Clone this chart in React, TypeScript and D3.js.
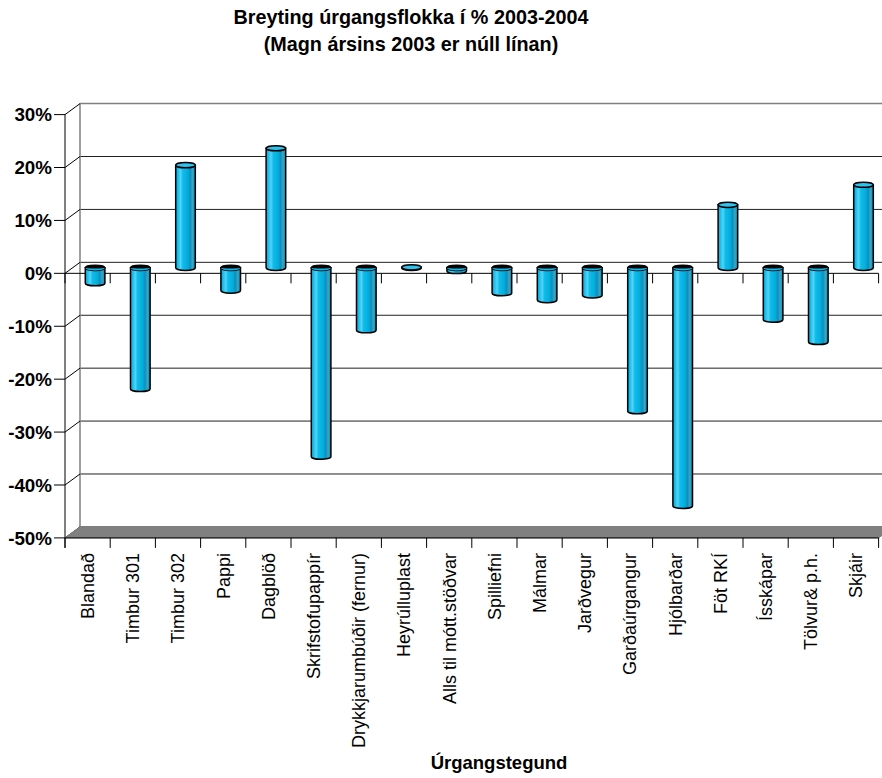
import React from "react";
import * as d3 from "d3";

const categories = [
  "Blandað", "Timbur 301", "Timbur 302", "Pappi", "Dagblöð", "Skrifstofupappír",
  "Drykkjarumbúðir (fernur)", "Heyrúlluplast", "Alls til mótt.stöðvar", "Spilliefni",
  "Málmar", "Jarðvegur", "Garðaúrgangur", "Hjólbarðar", "Föt RKÍ", "Ísskápar",
  "Tölvur& p.h.", "Skjáir",
];
const values = [
  -2.9, -22.9, 19.4, -4.3, 22.6, -35.7, -11.8, 0.1, -0.6, -4.8,
  -6.1, -5.2, -27.1, -45.0, 11.9, -9.8, -14.0, 15.7,
];
const yTicks = [30, 20, 10, 0, -10, -20, -30, -40, -50];
const title1 = "Breyting úrgangsflokka í % 2003-2004";
const title2 = "(Magn ársins 2003 er núll línan)";
const xTitle = "Úrgangstegund";

const FONT = "'Liberation Sans', Arial, Helvetica, sans-serif";

export default function App() {
  const W = 882, H = 778;
  const x0 = 65, x1 = 878.6;
  const DX = 15, DY = -11;
  const y = d3.scaleLinear().domain([-50, 30]).range([537.9, 114.6]);
  const x = d3.scaleBand<string>().domain(categories).range([x0, x1]).paddingInner(0).paddingOuter(0);
  const bw = x.bandwidth();
  const rx = 9.8, ry = 2.6;
  const fmt = (v: number) => `${v}%`;

  const bars = categories.map((c, i) => {
    const v = values[i];
    const cx = (x(c) as number) + bw / 2 + DX / 2;
    const cy0 = y(0) + DY / 2;
    const cyV = y(v) + DY / 2;
    const L = cx - rx, R = cx + rx;
    if (v >= 0) {
      const body = `M${L},${cyV} L${L},${cy0} A${rx},${ry} 0 0 0 ${R},${cy0} L${R},${cyV} Z`;
      return (
        <g key={c}>
          <path d={body} fill="url(#barGrad)" stroke="#000" strokeWidth={1.5} />
          <ellipse cx={cx} cy={cyV} rx={rx} ry={ry} fill="#2fc2ec" stroke="#000" strokeWidth={1.5} />
        </g>
      );
    } else {
      const body = `M${L},${cy0} L${L},${cyV} A${rx},${ry} 0 0 0 ${R},${cyV} L${R},${cy0} Z`;
      const cres = `M${L},${cy0} A${rx},${ry} 0 0 0 ${R},${cy0} A${rx},${ry * 0.25} 0 0 1 ${L},${cy0} Z`;
      return (
        <g key={c}>
          <path d={body} fill="url(#barGrad)" stroke="#000" strokeWidth={1.5} />
          <ellipse cx={cx} cy={cy0} rx={rx} ry={ry} fill="#050505" stroke="#000" strokeWidth={1.5} />
          <path d={cres} fill="#18b4e2" />
        </g>
      );
    }
  });

  const boundaries = d3.range(categories.length + 1).map((i) => x0 + i * bw);

  return (
    <svg width={W} height={H} viewBox={`0 0 ${W} ${H}`}
      style={{ position: "absolute", left: 0, top: 0, background: "#fff" }}
      fontFamily={FONT}>
      <defs>
        <linearGradient id="barGrad" x1="0" x2="1" y1="0" y2="0">
          <stop offset="0" stopColor="#0aa3d2" />
          <stop offset="0.1" stopColor="#12bdeb" />
          <stop offset="0.25" stopColor="#55d3f5" />
          <stop offset="0.36" stopColor="#10bcea" />
          <stop offset="0.62" stopColor="#03acdc" />
          <stop offset="0.74" stopColor="#0c8fbb" />
          <stop offset="0.86" stopColor="#3aa5c5" />
          <stop offset="1" stopColor="#1a84ab" />
        </linearGradient>
      </defs>

      {/* titles */}
      <text x={411} y={24} textAnchor="middle" fontSize={19.8} fontWeight="bold">{title1}</text>
      <text x={411} y={51} textAnchor="middle" fontSize={19.8} fontWeight="bold">{title2}</text>

      {/* back wall gridlines */}
      {yTicks.map((t) => (
        <line key={"g" + t} x1={x0 + DX} x2={x1 + DX} y1={y(t) + DY} y2={y(t) + DY}
          stroke={t === 30 ? "#808080" : "#222"} strokeWidth={t === 30 ? 1.5 : 1} />
      ))}
      {/* left wall back edge */}
      <line x1={x0 + DX} x2={x0 + DX} y1={y(30) + DY} y2={y(-50) + DY} stroke="#808080" strokeWidth={1.5} />
      {/* left wall diagonals */}
      {yTicks.map((t) => (
        <line key={"d" + t} x1={x0} x2={x0 + DX} y1={y(t)} y2={y(t) + DY} stroke="#000" strokeWidth={1} />
      ))}
      {/* floor */}
      <path d={`M${x0},${y(-50)} L${x0 + DX},${y(-50) + DY} L${x1 + DX},${y(-50) + DY} L${x1},${y(-50)} Z`}
        fill="#808080" stroke="#808080" />
      <line x1={x0} x2={x1} y1={y(-50)} y2={y(-50)} stroke="#000" strokeWidth={1} />
      {boundaries.map((b, i) => (
        <line key={"bt" + i} x1={b} x2={b} y1={y(-50)} y2={y(-50) + 10} stroke="#000" strokeWidth={1} />
      ))}

      {/* front zero line with ticks */}
      <line x1={x0} x2={x1} y1={y(0)} y2={y(0)} stroke="#000" strokeWidth={1} />
      {boundaries.map((b, i) => (
        <line key={"zt" + i} x1={b} x2={b} y1={y(0)} y2={y(0) + 10} stroke="#000" strokeWidth={1} />
      ))}

      {/* value axis */}
      <line x1={x0} x2={x0} y1={y(30)} y2={y(-50) + 10} stroke="#000" strokeWidth={1} />
      {yTicks.map((t) => (
        <g key={"yt" + t}>
          <line x1={x0 - 11} x2={x0} y1={y(t)} y2={y(t)} stroke="#000" strokeWidth={1} />
          <text x={52} y={y(t)} dy="0.36em" textAnchor="end" fontSize={18.8} fontWeight="bold">{fmt(t)}</text>
        </g>
      ))}

      {/* bars */}
      {bars}

      {/* category labels */}
      {categories.map((c) => {
        const cx = (x(c) as number) + bw / 2;
        return (
          <text key={"cl" + c} transform={`translate(${cx},553) rotate(-90)`} dy="0.35em"
            textAnchor="end" fontSize={18}>{c}</text>
        );
      })}

      <text x={499} y={769} textAnchor="middle" fontSize={18.5} fontWeight="bold">{xTitle}</text>
    </svg>
  );
}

::::::::::

Transcribe the full listing above exactly, with the images removed.

## [RESULT OF THIS EXERCISE]
Clone this chart in React, TypeScript and D3.js.
import React from "react";
import * as d3 from "d3";

const categories = [
  "Blandað", "Timbur 301", "Timbur 302", "Pappi", "Dagblöð", "Skrifstofupappír",
  "Drykkjarumbúðir (fernur)", "Heyrúlluplast", "Alls til mótt.stöðvar", "Spilliefni",
  "Málmar", "Jarðvegur", "Garðaúrgangur", "Hjólbarðar", "Föt RKÍ", "Ísskápar",
  "Tölvur& p.h.", "Skjáir",
];
const values = [
  -2.9, -22.9, 19.4, -4.3, 22.6, -35.7, -11.8, 0.1, -0.6, -4.8,
  -6.1, -5.2, -27.1, -45.0, 11.9, -9.8, -14.0, 15.7,
];
const yTicks = [30, 20, 10, 0, -10, -20, -30, -40, -50];
const title1 = "Breyting úrgangsflokka í % 2003-2004";
const title2 = "(Magn ársins 2003 er núll línan)";
const xTitle = "Úrgangstegund";

const FONT = "'Liberation Sans', Arial, Helvetica, sans-serif";

export default function App() {
  const W = 882, H = 778;
  const x0 = 65, x1 = 878.6;
  const DX = 15, DY = -11;
  const y = d3.scaleLinear().domain([-50, 30]).range([537.9, 114.6]);
  const x = d3.scaleBand<string>().domain(categories).range([x0, x1]).paddingInner(0).paddingOuter(0);
  const bw = x.bandwidth();
  const rx = 9.8, ry = 2.6;
  const fmt = (v: number) => `${v}%`;

  const bars = categories.map((c, i) => {
    const v = values[i];
    const cx = (x(c) as number) + bw / 2 + DX / 2;
    const cy0 = y(0) + DY / 2;
    const cyV = y(v) + DY / 2;
    const L = cx - rx, R = cx + rx;
    if (v >= 0) {
      const body = `M${L},${cyV} L${L},${cy0} A${rx},${ry} 0 0 0 ${R},${cy0} L${R},${cyV} Z`;
      return (
        <g key={c}>
          <path d={body} fill="url(#barGrad)" stroke="#000" strokeWidth={1.5} />
          <ellipse cx={cx} cy={cyV} rx={rx} ry={ry} fill="#2fc2ec" stroke="#000" strokeWidth={1.5} />
        </g>
      );
    } else {
      const body = `M${L},${cy0} L${L},${cyV} A${rx},${ry} 0 0 0 ${R},${cyV} L${R},${cy0} Z`;
      const cres = `M${L},${cy0} A${rx},${ry} 0 0 0 ${R},${cy0} A${rx},${ry * 0.25} 0 0 1 ${L},${cy0} Z`;
      return (
        <g key={c}>
          <path d={body} fill="url(#barGrad)" stroke="#000" strokeWidth={1.5} />
          <ellipse cx={cx} cy={cy0} rx={rx} ry={ry} fill="#050505" stroke="#000" strokeWidth={1.5} />
          <path d={cres} fill="#18b4e2" />
        </g>
      );
    }
  });

  const boundaries = d3.range(categories.length + 1).map((i) => x0 + i * bw);

  return (
    <svg width={W} height={H} viewBox={`0 0 ${W} ${H}`}
      style={{ position: "absolute", left: 0, top: 0, background: "#fff" }}
      fontFamily={FONT}>
      <defs>
        <linearGradient id="barGrad" x1="0" x2="1" y1="0" y2="0">
          <stop offset="0" stopColor="#0aa3d2" />
          <stop offset="0.1" stopColor="#12bdeb" />
          <stop offset="0.25" stopColor="#55d3f5" />
          <stop offset="0.36" stopColor="#10bcea" />
          <stop offset="0.62" stopColor="#03acdc" />
          <stop offset="0.74" stopColor="#0c8fbb" />
          <stop offset="0.86" stopColor="#3aa5c5" />
          <stop offset="1" stopColor="#1a84ab" />
        </linearGradient>
      </defs>

      {/* titles */}
      <text x={411} y={24} textAnchor="middle" fontSize={19.8} fontWeight="bold">{title1}</text>
      <text x={411} y={51} textAnchor="middle" fontSize={19.8} fontWeight="bold">{title2}</text>

      {/* back wall gridlines */}
      {yTicks.map((t) => (
        <line key={"g" + t} x1={x0 + DX} x2={x1 + DX} y1={y(t) + DY} y2={y(t) + DY}
          stroke={t === 30 ? "#808080" : "#222"} strokeWidth={t === 30 ? 1.5 : 1} />
      ))}
      {/* left wall back edge */}
      <line x1={x0 + DX} x2={x0 + DX} y1={y(30) + DY} y2={y(-50) + DY} stroke="#808080" strokeWidth={1.5} />
      {/* left wall diagonals */}
      {yTicks.map((t) => (
        <line key={"d" + t} x1={x0} x2={x0 + DX} y1={y(t)} y2={y(t) + DY} stroke="#000" strokeWidth={1} />
      ))}
      {/* floor */}
      <path d={`M${x0},${y(-50)} L${x0 + DX},${y(-50) + DY} L${x1 + DX},${y(-50) + DY} L${x1},${y(-50)} Z`}
        fill="#808080" stroke="#808080" />
      <line x1={x0} x2={x1} y1={y(-50)} y2={y(-50)} stroke="#000" strokeWidth={1} />
      {boundaries.map((b, i) => (
        <line key={"bt" + i} x1={b} x2={b} y1={y(-50)} y2={y(-50) + 10} stroke="#000" strokeWidth={1} />
      ))}

      {/* front zero line with ticks */}
      <line x1={x0} x2={x1} y1={y(0)} y2={y(0)} stroke="#000" strokeWidth={1} />
      {boundaries.map((b, i) => (
        <line key={"zt" + i} x1={b} x2={b} y1={y(0)} y2={y(0) + 10} stroke="#000" strokeWidth={1} />
      ))}

      {/* value axis */}
      <line x1={x0} x2={x0} y1={y(30)} y2={y(-50) + 10} stroke="#000" strokeWidth={1} />
      {yTicks.map((t) => (
        <g key={"yt" + t}>
          <line x1={x0 - 11} x2={x0} y1={y(t)} y2={y(t)} stroke="#000" strokeWidth={1} />
          <text x={52} y={y(t)} dy="0.36em" textAnchor="end" fontSize={18.8} fontWeight="bold">{fmt(t)}</text>
        </g>
      ))}

      {/* bars */}
      {bars}

      {/* category labels */}
      {categories.map((c) => {
        const cx = (x(c) as number) + bw / 2;
        return (
          <text key={"cl" + c} transform={`translate(${cx},553) rotate(-90)`} dy="0.35em"
            textAnchor="end" fontSize={18}>{c}</text>
        );
      })}

      <text x={499} y={769} textAnchor="middle" fontSize={18.5} fontWeight="bold">{xTitle}</text>
    </svg>
  );
}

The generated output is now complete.